Question

Quick question on sigma notation

Alright, so I'm given a series and I'm supposed to rewrite it in sigma notation. I'll attach the question and my answer to a post below.

I'm not sure if I've solved this correctly; my math course is very formal, even in teaching, which sometimes makes it hard to learn. Thanks in advance!

P.S. Am I allowed to factor out the (2/n) from the sum? I don't know if that's acceptable or not, but I can't see how it wouldn't be.

Answer 1

you can factor out the x's
don't know what to give as an example, but by integration by parts, of e^x/x dx
(differentiating the bottom x) I get:

e^x/x + e^x/x^2 + 2e^x/x^3 + 6e^x/x^4

where I write the sum as: \(\large\color{blueviolet}{ \displaystyle \sum_{ n=0 }^{ \infty } ~ (e^x~n!)/(xe^n)}\) and there I go ahead and factor of e^x.

Answer 2

I mean to factor out of e^x/x

Answer 3

your case is not like this

Answer 4

you have an "n" variable, the variable that represents a pattern, and by taking it out of the summation you will ruin the pattern and also the factored thing with an n, (be it n/2 as you did) itself would make no sense outside the sigma

Answer 5

So, no, I don't think you can take out n/2 like this

Answer 6

wait, is this pattern in your "question" coming from somewhere, or is it the original question?

Answer 7

In the picture, the expression labeled "the question" is a screenshot of the original question that I'm given

Answer 8

oh, i c

Answer 9

your expression is hard to understand.

Answer 10

you have n as number of terms, same as the n's inside the pattern.

Answer 11

My answer is hard to understand?
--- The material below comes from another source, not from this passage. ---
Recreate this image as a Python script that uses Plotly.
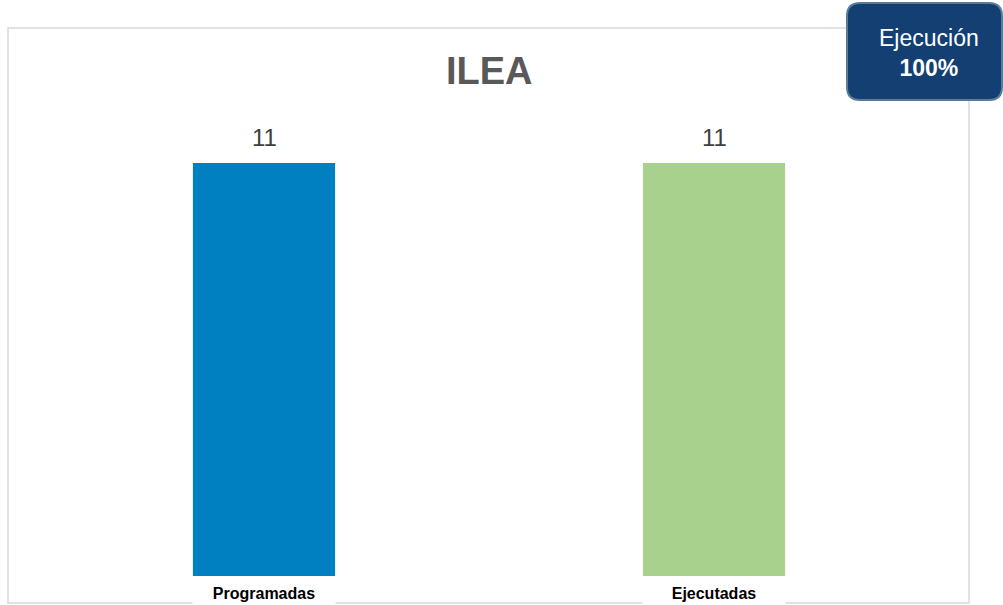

Or are you saying the original expression is hard to understand

Answer 12

answer.

Answer 13

why did you put n on top?

Answer 14

I am actually lost reading this pattern-:(

Answer 15

I would imagine something like:

\(\large\color{blueviolet}{ [1-(\frac{\LARGE 2}{\LARGE x}-1)^2]\frac{\LARGE 2}{\LARGE x}}\)
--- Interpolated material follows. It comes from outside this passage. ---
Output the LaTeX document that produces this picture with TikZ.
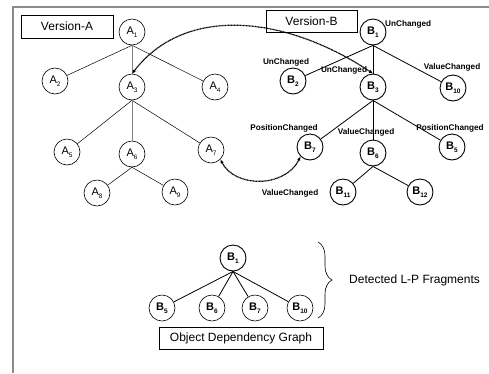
\documentclass[tikz,border=0pt]{standalone}
\usepackage{fontspec}
\setmainfont{Liberation Sans}
\usetikzlibrary{arrows.meta,decorations.pathreplacing}
% node index set as a lowered small figure
\newcommand\idx[1]{\raisebox{-2.6pt}{\fontsize{6.5}{7}\selectfont #1}}
\begin{document}
\begin{tikzpicture}[x=1pt,y=-1pt,
  anode/.style={circle,draw,line width=0.6pt,minimum size=26pt,inner sep=0pt,font=\fontsize{11}{12}\selectfont},
  bnode/.style={circle,draw,line width=0.9pt,minimum size=26pt,inner sep=0pt,font=\fontsize{11}{12}\selectfont\bfseries},
  aedge/.style={line width=0.5pt},
  avert/.style={line width=0.8pt,gray},
  bedge/.style={line width=0.8pt},
  chg/.style={font=\fontsize{8.2}{9}\selectfont\bfseries,inner sep=0pt},
  tagbox/.style={draw,line width=0.6pt,font=\fontsize{12}{14}\selectfont,inner sep=0pt},
  link/.style={line width=1.2pt,dash pattern=on 1pt off 0.5pt,{Latex[length=4pt,width=3.5pt]}-{Latex[length=4pt,width=3.5pt]}}
]
\useasboundingbox (0,0) rectangle (489,373);
% frame
\draw[line width=1.4pt,gray!90] (13,373) -- (13,7) -- (489,7);

% version labels
\node[tagbox,minimum width=92pt,minimum height=23pt] (va) at (67,26.5) {Version-A};
\node[tagbox,minimum width=91pt,minimum height=22pt] (vb) at (311.5,21) {Version-B};

% tree A
\node[anode] (A1) at (132,32) {A\idx{1}};
\node[anode] (A2) at (55,81) {A\idx{2}};
\node[anode] (A3) at (132,87) {A\idx{3}};
\node[anode] (A4) at (215,87) {A\idx{4}};
\node[anode] (A5) at (67,152) {A\idx{5}};
\node[anode] (A6) at (132,154) {A\idx{6}};
\node[anode] (A7) at (211,150) {A\idx{7}};
\node[anode] (A8) at (97,193) {A\idx{8}};
\node[anode] (A9) at (175,192) {A\idx{9}};
\draw[aedge] (A1.south) -- (A2);
\draw[aedge] (A1.south) -- (A4);
\draw[avert] (A1.south) -- (A3);
\draw[aedge] (A3.south) -- (A5);
\draw[aedge] (A3.south) -- (A7);
\draw[avert] (A3.south) -- (A6);
\draw[aedge] (A6.south) -- (A8);
\draw[aedge] (A6.south) -- (A9);

% tree B
\node[bnode] (B1) at (373,32) {B\idx{1}};
\node[bnode] (B2) at (293,81) {B\idx{2}};
\node[bnode] (B3) at (373,87) {B\idx{3}};
\node[bnode] (B10) at (453,88) {B\idx{10}};
\node[bnode] (B7) at (310,147) {B\idx{7}};
\node[bnode] (B6) at (373,153) {B\idx{6}};
\node[bnode] (B5) at (452,147) {B\idx{5}};
\node[bnode] (B11) at (343,192) {B\idx{11}};
\node[bnode] (B12) at (420,192) {B\idx{12}};
\draw[bedge] (B1.south) -- (B2);
\draw[bedge] (B1.south) -- (B3);
\draw[bedge] (B1.south) -- (B10);
\draw[bedge] (B3.south) -- (B7);
\draw[bedge] (B3.south) -- (B6);
\draw[bedge] (B3.south) -- (B5);
\draw[bedge] (B6.south) -- (B11);
\draw[bedge] (B6.south) -- (B12);

% change tags
\node[chg,anchor=west] (c1) at (385,24) {UnChanged};
\node[chg] (c2) at (286,62) {UnChanged};
\node[chg] (c3) at (344,70) {UnChanged};
\node[chg] (c10) at (452,67) {ValueChanged};
\node[chg] (c7) at (284,128) {PositionChanged};
\node[chg] (c6) at (366,132) {ValueChanged};
\node[chg] (c5) at (450,128) {PositionChanged};
\node[chg] (c11) at (290,193) {ValueChanged};

% correspondences between the versions
\draw[link] (A3.north) .. controls (185,5) and (285,15) .. (B3.north);
\draw[link] (A7.south east) .. controls (235,188) and (285,188) .. (B7.south west);

% object dependency graph
\node[bnode] (G1) at (233,258) {B\idx{1}};
\node[bnode,line width=0.6pt] (G5) at (162,308) {B\idx{5}};
\node[bnode,line width=0.6pt] (G6) at (212,308) {B\idx{6}};
\node[bnode,line width=0.6pt] (G7) at (255,308) {B\idx{7}};
\node[bnode,line width=0.6pt] (G10) at (300,308) {B\idx{10}};
\draw[bedge] (G1.south) -- (G5);
\draw[bedge] (G1.south) -- (G6);
\draw[bedge] (G1.south) -- (G7);
\draw[bedge] (G1.south) -- (G10);
\node[tagbox,minimum width=164pt,minimum height=22pt] (odg) at (241,338) {Object Dependency Graph};

\coordinate (bt) at (318,242);
\coordinate (bb) at (318,318);
\draw[line width=0.6pt,decorate,decoration={brace,amplitude=14pt}] (bt) -- (bb);
\node[anchor=west,font=\fontsize{12}{14}\selectfont,inner sep=0pt] (det) at (349,280) {Detected L-P Fragments};
\end{tikzpicture}
\end{document}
\(\huge\color{blueviolet}{^._.}\)
\(\huge\color{blueviolet}{^._.}\)
\(\huge\color{blueviolet}{^._.}\)

\(\large\color{blueviolet}{ [1-(\frac{\LARGE 2n}{\LARGE x}-1)^2]\frac{\LARGE 2}{\LARGE x}}\)

Answer 16

saying that you multiply the top 2 of that inner fraction times 1, times 2, times 3, times, 4 and on till times n.

Answer 17

I assumed the original expression said the beginning of the pattern was [1 - ((2/n) - 1)^2] * (2/n) and the end of the pattern was [1 - ((2n/n) - 1)^2] * (2/n).

So if the sum starts at i = 1, then it would end at whatever n is

Answer 18

but you see what I am saying here?

Answer 19

I get what you mean by having 2/x instead of 2/n. But in the original expression they have n as the variable; not x. So wouldn't that mean that if n = 7, then the fraction would be like 2/7? Because that wouldn't be the same thing as 2/x

Answer 20

oh then yes, you can take n/2 out

Answer 21

your wouldn't be able any terms with "i" out, but n is just a variable, that is not the pattern variable (the pattern variable is i).

Answer 22

Here is a similar question (along with answer) that came from the same textbook

Answer 23

sorry for confusing you.
And yes, you are right.

Answer 24

yes, the second one is good as well

Answer 25

Alright, thanks Solomon :) and no problem, it's a really weird expression

Answer 26

yes, you bet, lol

Answer 27

what math course are you taking btw?

Answer 28

It's called AP Calculus BC but I just call it painful

Answer 29

well, AP courses are all harder....

Answer 30

they are preparing you well for the non-closed form answers

Answer 31

you will likely need sigma a lot to write your answers....

Answer 32

anyways, good luck with it!

Answer 33

Thanks, Solomon :)

Answer 34

yw